Jesus taught his disciples to ask, “your kingdom come...”

When I think about all the stories of all the awesome things that God has done in any community of believers, they all seem to start with the same thing: a few people get together and earnestly ask God to bring his kingdom into their lives. That’s it. No plans, no programs, no advertising campaigns, no “vision.” Simply: your kingdom come.

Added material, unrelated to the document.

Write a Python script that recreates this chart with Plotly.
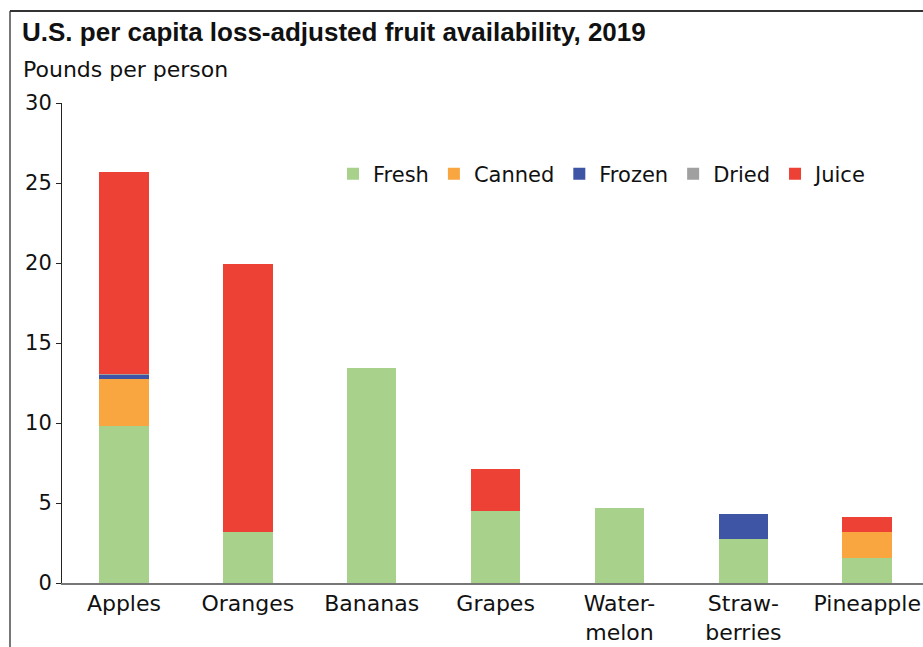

If the new covenant is the picture of God’s immanent and intimate restorative work in all of creation, the process by which he is radically altering the makeup of his people on a heart level, then perhaps the “kingdom of God” is just some way of plugging into that idea. In a kingdom, there is a king, and everyone submits to the king. If we are brought into God’s kingdom, then, yes, it is a process of submitting ourselves before God, accepting his rule and reign in our lives. God’s kingdom is what happens when people get on board with what God is doing in this new covenant brought about through Jesus’ death and made effective through his resurrection.

Now, if Jesus is the one who ushers in the new covenant, he is also the one who teaches about the kingdom of God—and in fact he is the king. So what does Jesus say about his kingdom? What’s it like? What does it look like when people are aligned—on a deep heart level (and here we’re talking about what people really want to do)—with what God wants? Well, Jesus says a lot of things trying to explain it: “The kingdom of God is like...” One of those things is this prayer that Jesus teaches his disciples as part of a big block of teaching in Matthew’s story about Jesus’ life.

The contrast is between the people who are out for their own gain, the “hypocrites,” and the people who actually care about what God wants, who are even willing to not care about what people want. The prayer Jesus teaches is one of humility before God, with awe even for God’s name. Jesus teaches them to ask God: “Your kingdom come, your will be done.” Father, bring your rule upon the earth—we want to submit to you and what you want, so let it be what you want that matters, what you care about that gets done. Then we have some stuff taking the idea further, and so when God’s kingdom comes, cool things happen: God, we are trusting you to give us food today to eat—that’s how much we are submitted to you in trusting relationship. More than that, forgive us our debts, the things that we have done that make it possible to call what you’ve done for us “grace,” and so as part of that, we’re also forgiving other people who have done something to us, so that what we show to them can be called “grace”—in fact, we’re so serious about this, we’re asking that you only forgive us as much as we forgive other people!

And, yeah, keep us away from temptation, from evil, from the evil one—that’s an old kingdom, but we belong to you now, we’re subjects in your kingdom. And with many other words, Jesus is pointing his followers (and us, if we claim to be his followers) to the kingdom of God—God’s total rule established on the earth, in which he alone calls the shots—which Jesus himself is bringing about by his death, and his resurrection. This is the “new covenant,” the new thing that God is doing through Jesus—such that all who respond to Jesus get to be a part of the restorative work that God is doing and get to enter into this “kingdom” of his.

As God changes us on a deep heart level—making us truly want what he wants—we will actually begin to want to ask God to bring his kingdom into our lives. And the cool thing is, he will.